→ DATASET SECTION
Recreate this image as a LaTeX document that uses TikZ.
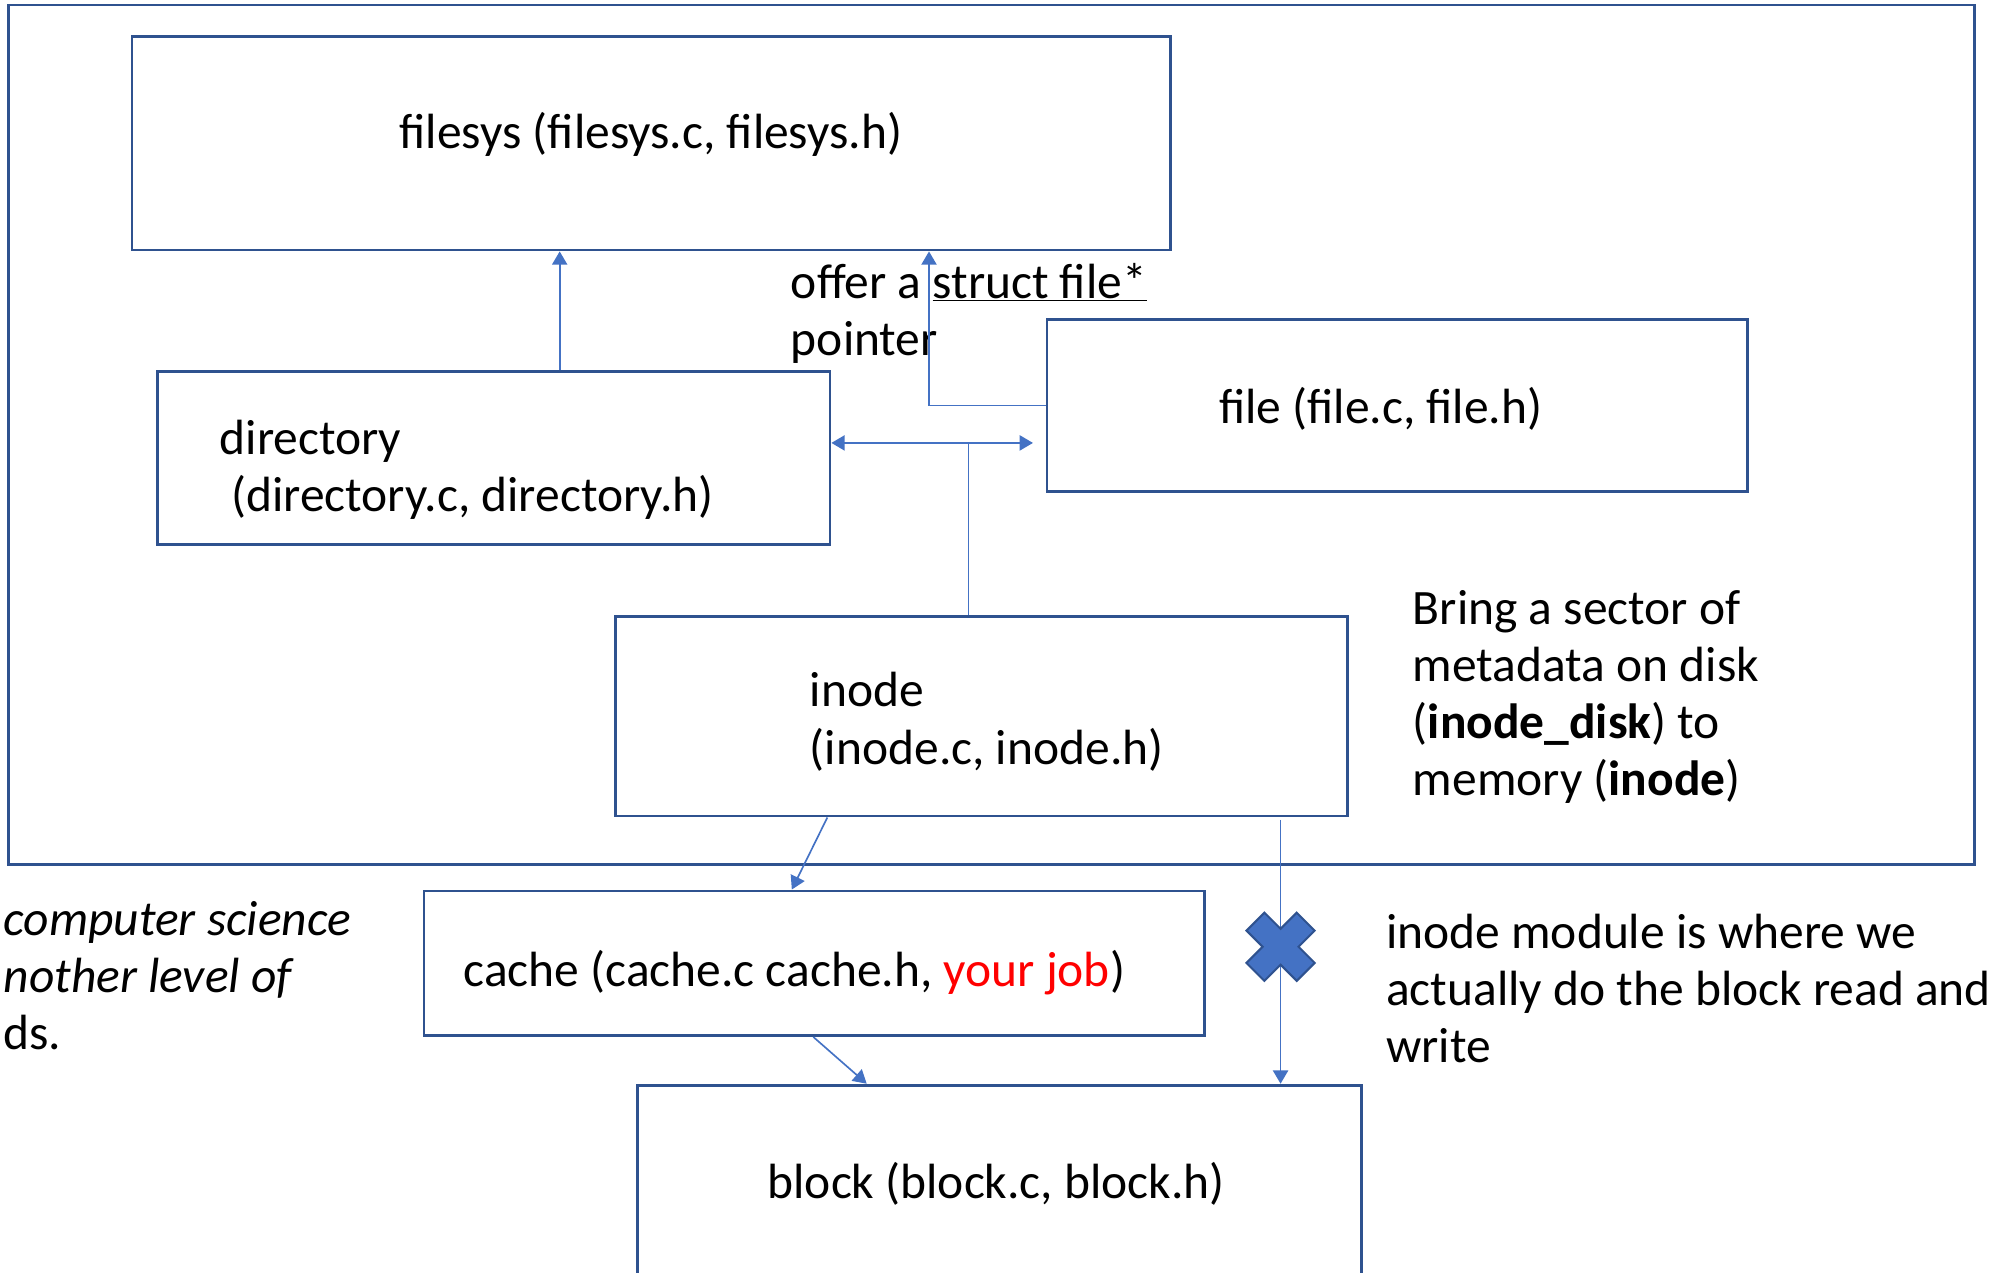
\documentclass[tikz,border=0pt]{standalone}
\usepackage{fontspec}
\setmainfont{Carlito}
\usetikzlibrary{arrows.meta,fit}
\definecolor{boxline}{RGB}{47,82,143}
\definecolor{linkblue}{RGB}{68,114,196}
\definecolor{jobred}{RGB}{255,0,0}
\tikzset{
  box/.style={draw=boxline, line width=2.2pt, rectangle, inner sep=0pt},
  link/.style={draw=linkblue, line width=1.3pt, -{Triangle[length=10.5pt,width=12pt]}},
  plainlink/.style={draw=linkblue, line width=1.3pt},
  % multi-line nodes sit on the baseline of their last line
  txt/.style={inner sep=0pt, anchor=base west, align=left},
  ctxt/.style={inner sep=0pt, anchor=base},
  every node/.style={font=\fontsize{39}{45}\selectfont},
  cutmark/.style={fill=linkblue, draw=boxline, line width=1.6pt, line join=miter},
}
\begin{document}
\begin{tikzpicture}[x=1pt,y=-1pt]
\useasboundingbox (0,0) rectangle (1568,1003);
\fill[white] (0,0) rectangle (1568,1003);
\clip (0,0) rectangle (1568,1003);

% module boxes
\node[box, fit={(7,4) (1556,681)}] (frame) {};
\node[box, fit={(104,29) (922,197)}] (filesys) {};
\node[box, fit={(124,293) (654,429)}] (directory) {};
\node[box, fit={(825,252) (1377,387)}] (file) {};
\node[box, fit={(485,486) (1062,643)}] (inode) {};
\node[box, fit={(334,702) (949,816)}] (cache) {};
\node[box, fit={(502,855) (1073,1015)}] (block) {};

% box captions
\node[ctxt] (filesystxt) at (513,117) {filesys (filesys.c, filesys.h)};
\node[txt] (directorytxt) at (173,403) {directory\\\hspace*{9pt}(directory.c, directory.h)};
\node[ctxt] (filetxt) at (1088,334) {file (file.c, file.h)};
\node[txt] (inodetxt) at (638,602) {inode\\(inode.c, inode.h)};
\node[txt] (cachetxt) at (365,777) {cache (cache.c cache.h, \textcolor{jobred}{your job})};
\node[ctxt] (blocktxt) at (785,944) {block (block.c, block.h)};

% notes
\node[txt] (offer) at (623,280) {offer a \underline{struct file*}\\pointer};
\node[txt] (bring) at (1113,627) {Bring a sector of\\metadata on disk\\(\textbf{inode\_disk}) to\\memory (\textbf{inode})};
\node[txt] (rw) at (1092,837) {inode module is where we\\actually do the block read and\\write};
\node[inner sep=0pt, anchor=base east, align=left] (aside) at (277,827)
  {\itshape computer science\\\itshape nother level of\\ds.};

% column and row helpers for the connectors
\coordinate (cdir) at (441,0);
\coordinate (cfile) at (732,0);
\coordinate (cin) at (763,0);
\coordinate (hy) at (0,349);
\coordinate (cblk) at (1009,0);
\coordinate (cut) at (1009,746);

% connectors
\draw[link] (cdir |- directory.north) -- (cdir |- filesys.south);
\draw[link] (file.west) -| (cfile |- filesys.south);
\draw[plainlink] (cin |- inode.north) -- (cin |- hy);
\draw[link, {Triangle[length=10.5pt,width=12pt]}-{Triangle[length=10.5pt,width=12pt]}, shorten >=10pt]
  (directory.east |- hy) -- (file.west |- hy);
\draw[link] ([xshift=168pt]inode.south west) -- ([xshift=291pt]cache.north west);
\draw[link] ([xshift=308pt]cache.south west) -- ([xshift=182pt]block.north west);
\draw[link] ([yshift=-2pt]cblk |- inode.south) -- (cblk |- block.north);

% cut mark on the inode-to-block path
\draw[cutmark, shift={(cut)}, rotate=45]
  (-10,-28) -- (10,-28) -- (10,-10) -- (28,-10) -- (28,10) -- (10,10) --
  (10,28) -- (-10,28) -- (-10,10) -- (-28,10) -- (-28,-10) -- (-10,-10) -- cycle;
\end{tikzpicture}
\end{document}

→ EXERCISE TASK
Every line should be retyped exactly, with the pictures omitted.

→ TASK ANSWER
Recreate this image as a LaTeX document that uses TikZ.
\documentclass[tikz,border=0pt]{standalone}
\usepackage{fontspec}
\setmainfont{Carlito}
\usetikzlibrary{arrows.meta,fit}
\definecolor{boxline}{RGB}{47,82,143}
\definecolor{linkblue}{RGB}{68,114,196}
\definecolor{jobred}{RGB}{255,0,0}
\tikzset{
  box/.style={draw=boxline, line width=2.2pt, rectangle, inner sep=0pt},
  link/.style={draw=linkblue, line width=1.3pt, -{Triangle[length=10.5pt,width=12pt]}},
  plainlink/.style={draw=linkblue, line width=1.3pt},
  % multi-line nodes sit on the baseline of their last line
  txt/.style={inner sep=0pt, anchor=base west, align=left},
  ctxt/.style={inner sep=0pt, anchor=base},
  every node/.style={font=\fontsize{39}{45}\selectfont},
  cutmark/.style={fill=linkblue, draw=boxline, line width=1.6pt, line join=miter},
}
\begin{document}
\begin{tikzpicture}[x=1pt,y=-1pt]
\useasboundingbox (0,0) rectangle (1568,1003);
\fill[white] (0,0) rectangle (1568,1003);
\clip (0,0) rectangle (1568,1003);

% module boxes
\node[box, fit={(7,4) (1556,681)}] (frame) {};
\node[box, fit={(104,29) (922,197)}] (filesys) {};
\node[box, fit={(124,293) (654,429)}] (directory) {};
\node[box, fit={(825,252) (1377,387)}] (file) {};
\node[box, fit={(485,486) (1062,643)}] (inode) {};
\node[box, fit={(334,702) (949,816)}] (cache) {};
\node[box, fit={(502,855) (1073,1015)}] (block) {};

% box captions
\node[ctxt] (filesystxt) at (513,117) {filesys (filesys.c, filesys.h)};
\node[txt] (directorytxt) at (173,403) {directory\\\hspace*{9pt}(directory.c, directory.h)};
\node[ctxt] (filetxt) at (1088,334) {file (file.c, file.h)};
\node[txt] (inodetxt) at (638,602) {inode\\(inode.c, inode.h)};
\node[txt] (cachetxt) at (365,777) {cache (cache.c cache.h, \textcolor{jobred}{your job})};
\node[ctxt] (blocktxt) at (785,944) {block (block.c, block.h)};

% notes
\node[txt] (offer) at (623,280) {offer a \underline{struct file*}\\pointer};
\node[txt] (bring) at (1113,627) {Bring a sector of\\metadata on disk\\(\textbf{inode\_disk}) to\\memory (\textbf{inode})};
\node[txt] (rw) at (1092,837) {inode module is where we\\actually do the block read and\\write};
\node[inner sep=0pt, anchor=base east, align=left] (aside) at (277,827)
  {\itshape computer science\\\itshape nother level of\\ds.};

% column and row helpers for the connectors
\coordinate (cdir) at (441,0);
\coordinate (cfile) at (732,0);
\coordinate (cin) at (763,0);
\coordinate (hy) at (0,349);
\coordinate (cblk) at (1009,0);
\coordinate (cut) at (1009,746);

% connectors
\draw[link] (cdir |- directory.north) -- (cdir |- filesys.south);
\draw[link] (file.west) -| (cfile |- filesys.south);
\draw[plainlink] (cin |- inode.north) -- (cin |- hy);
\draw[link, {Triangle[length=10.5pt,width=12pt]}-{Triangle[length=10.5pt,width=12pt]}, shorten >=10pt]
  (directory.east |- hy) -- (file.west |- hy);
\draw[link] ([xshift=168pt]inode.south west) -- ([xshift=291pt]cache.north west);
\draw[link] ([xshift=308pt]cache.south west) -- ([xshift=182pt]block.north west);
\draw[link] ([yshift=-2pt]cblk |- inode.south) -- (cblk |- block.north);

% cut mark on the inode-to-block path
\draw[cutmark, shift={(cut)}, rotate=45]
  (-10,-28) -- (10,-28) -- (10,-10) -- (28,-10) -- (28,10) -- (10,10) --
  (10,28) -- (-10,28) -- (-10,10) -- (-28,10) -- (-28,-10) -- (-10,-10) -- cycle;
\end{tikzpicture}
\end{document}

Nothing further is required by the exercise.